A Singapore shipyard company was commissioned to make a metal plaque to be affixed to the stone. The inscribed words were in the old Malay spelling. Translated, it reads:

“Oath Stone Memorial according to the Constitution

Government of Malaysia guarantees

1. Freedom of Religion in Sabah

2. The Government of Sabah Holds Authority over Land in Sabah

3. Native Customs and Traditions Will Be Respected and Upheld by the Government

In Return, the People of Sabah’s Interior Pledge Loyalty to the Government of Malaysia.”

The three main points in the 20-point agreement attached to the 1963 Malaysia Agreement were engraved on the plaque, including the words “The Government of Malaysia Guarantees” above the three points.

The Keningau Oath Stone was unveiled by Stephens on Aug 31, 1964 in the compound of the old Keningau district office but it was later relocated to its present site.

For 46 years, it stood forlornly until the official national level celebration to commemorate Malaysia Day was held in Sabah in 2010. The historical stone finally received its due recognition.

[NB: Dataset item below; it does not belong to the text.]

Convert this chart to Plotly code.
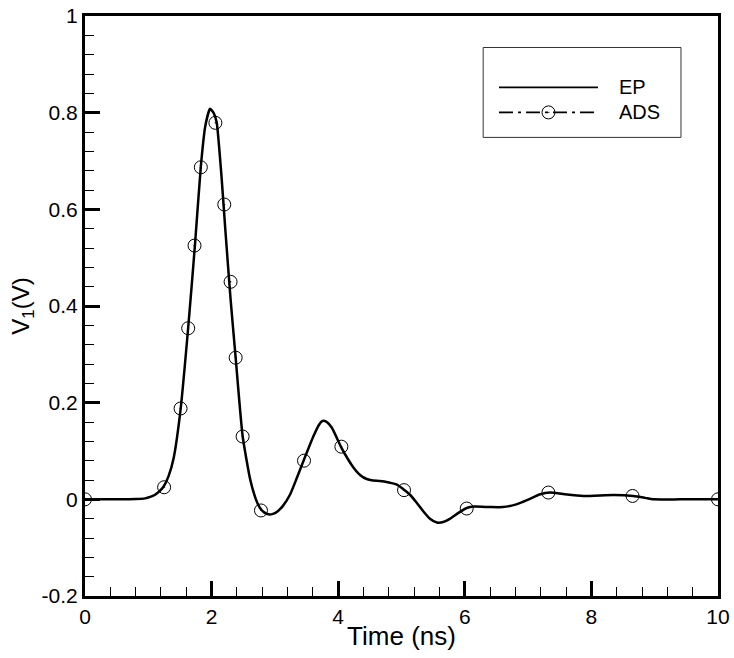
import plotly.graph_objects as go

# EP curve
ep_t = [0, 0.5, 0.8, 0.95, 1.03, 1.10, 1.17, 1.24, 1.32, 1.40, 1.51, 1.63, 1.74, 1.83, 1.90, 1.975,
        2.03, 2.08, 2.16, 2.22, 2.30, 2.38, 2.49, 2.61, 2.70, 2.76, 2.83, 2.90, 2.97, 3.05, 3.13, 3.24,
        3.34, 3.45, 3.61, 3.70, 3.75, 3.81, 3.90, 4.05, 4.15, 4.24, 4.35, 4.45, 4.55, 4.66, 4.80, 4.92,
        5.02, 5.13, 5.24, 5.34, 5.45, 5.56, 5.66, 5.77, 5.90, 6.03, 6.15, 6.40, 6.60, 6.80, 6.92, 7.03,
        7.18, 7.35, 7.55, 7.87, 8.35, 8.66, 8.85, 8.98, 9.40, 10.0]
ep_v = [0, 0, 0.0005, 0.002, 0.005, 0.009, 0.016, 0.026, 0.048, 0.085, 0.186, 0.355, 0.531, 0.689, 0.772, 0.808,
        0.800, 0.780, 0.662, 0.552, 0.414, 0.293, 0.131, 0.041, 0.000, -0.017, -0.027, -0.031, -0.030, -0.024, -0.013, 0.010,
        0.042, 0.079, 0.131, 0.155, 0.162, 0.161, 0.148, 0.107, 0.084, 0.066, 0.050, 0.042, 0.039, 0.038, 0.035, 0.031,
        0.022, 0.010, -0.007, -0.024, -0.040, -0.048, -0.047, -0.040, -0.028, -0.018, -0.015, -0.016, -0.016, -0.011, -0.005, 0.001,
        0.010, 0.014, 0.011, 0.007, 0.009, 0.007, 0.003, 0.0, 0.0, 0.0]

# ADS samples
ads_t = [0, 1.25, 1.51, 1.63, 1.73, 1.83, 2.06, 2.20, 2.30, 2.38, 2.49, 2.78, 3.46, 4.05,
         5.04, 6.03, 7.32, 8.65, 10.0]
ads_v = [0, 0.025, 0.188, 0.354, 0.525, 0.687, 0.779, 0.610, 0.450, 0.293, 0.130, -0.023,
         0.080, 0.109, 0.019, -0.019, 0.014, 0.007, 0.0]

x_ticks = [0, 2, 4, 6, 8, 10]
y_ticks = [-0.2, 0, 0.2, 0.4, 0.6, 0.8, 1]
y_ticktext = ["-0.2", "0", "0.2", "0.4", "0.6", "0.8", "1"]

FONT = "Liberation Sans, Arial, sans-serif"

fig = go.Figure()
fig.add_trace(go.Scatter(x=ep_t, y=ep_v, mode="lines", name="EP",
                         line=dict(color="black", width=2.5, shape="spline", smoothing=0.5),
                         showlegend=False))
fig.add_trace(go.Scatter(x=ads_t, y=ads_v, mode="markers", name="ADS",
                         marker=dict(symbol="circle-open-dot", size=13, color="black",
                                     line=dict(color="black", width=1)),
                         showlegend=False))

# manual legend on an overlay axis (paper-like 0..1)
fig.add_trace(go.Scatter(x=[0.654, 0.8104], y=[0.8768, 0.8768], mode="lines",
                         line=dict(color="black", width=1.8), xaxis="x2", yaxis="y2",
                         showlegend=False, hoverinfo="skip"))
fig.add_trace(go.Scatter(x=[0.654, 0.8104], y=[0.8338, 0.8338], mode="lines",
                         line=dict(color="black", width=1.8, dash="14px,5px,3px,5px"),
                         xaxis="x2", yaxis="y2", showlegend=False, hoverinfo="skip"))
fig.add_trace(go.Scatter(x=[0.7322], y=[0.8338], mode="markers",
                         marker=dict(symbol="circle-open-dot", size=13, color="black",
                                     line=dict(color="black", width=1)),
                         xaxis="x2", yaxis="y2", showlegend=False, hoverinfo="skip"))

fig.add_shape(type="rect", xref="paper", yref="paper", x0=0.629, x1=0.9415, y0=0.7907, y1=0.9457,
              line=dict(color="#333", width=1), fillcolor="rgba(0,0,0,0)", layer="below")
fig.add_annotation(xref="paper", yref="paper", x=0.8404, y=0.8768, text="EP", showarrow=False,
                   xanchor="left", yanchor="middle", font=dict(family=FONT, size=20, color="black"))
fig.add_annotation(xref="paper", yref="paper", x=0.8404, y=0.8338, text="ADS", showarrow=False,
                   xanchor="left", yanchor="middle", font=dict(family=FONT, size=20, color="black"))

fig.update_layout(
    width=734, height=658,
    margin=dict(l=85, r=16, t=16, b=62),
    paper_bgcolor="white", plot_bgcolor="white",
    font=dict(family=FONT, color="black"),
    xaxis=dict(range=[0, 10], tickvals=x_ticks, ticks="inside", ticklen=15, tickwidth=3,
               tickcolor="black", showline=True, linewidth=3, linecolor="black", mirror=True,
               showgrid=False, zeroline=False, tickfont=dict(size=21), automargin=False,
               minor=dict(dtick=0.4, ticks="inside", ticklen=9, tickwidth=1.2, tickcolor="black"),
               title=dict(text="Time (ns)", font=dict(size=26), standoff=0)),
    yaxis=dict(range=[-0.2, 1], tickvals=y_ticks, ticktext=y_ticktext, ticks="inside", ticklen=15,
               tickwidth=3, tickcolor="black", showline=True, linewidth=3, linecolor="black",
               mirror=True, showgrid=False, zeroline=False, tickfont=dict(size=21), automargin=False,
               minor=dict(dtick=0.04, ticks="inside", ticklen=9, tickwidth=1.2, tickcolor="black"),
               title=dict(text="V<sub>1</sub>(V)", font=dict(size=24), standoff=6)),
    xaxis2=dict(domain=[0, 1], range=[0, 1], visible=False, overlaying="x", anchor="y2"),
    yaxis2=dict(domain=[0, 1], range=[0, 1], visible=False, overlaying="y", anchor="x2"),
)

fig.write_html("out.html")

That year, Deputy Natural Resour­ces and Environment Minister Tan Sri Joseph Kurup suggested that the oath stone be relocated to a more suitable place in view of its historical value.

From 2012 onwards, the Keningau Oath Stone became politicised. In September 2014, the police prevented several hundred people from approaching the Oath Stone to carry out ceremonies or conduct prayers.

Surprisingly, the original 20kg plaque on the stone was replaced in 1978 by another metal plaque but in the new one the words “Government of Malaysia Guarantees” were missing. The original plaque resurfaced in 2015. It was recovered by a villager in Kampong Apin Apin and surrendered to police and investigating officers from the Special Branch by Bingkor assemblyman Datuk Dr Jeffrey Kitingan.

In February last year, Tourism and Culture Minister Datuk Seri Mohamed Nazri Abdul Aziz said the stone would be gazetted as a heritage object under Section 49 of the National Heritage Act 2005, after being briefed about its significance at the Keningau district office.

The minister is making a return visit to Keningau and he is expected to make an important announcement today. It remains to be seen whether the Keningau Oath Stone will be accorded the honour it deserves.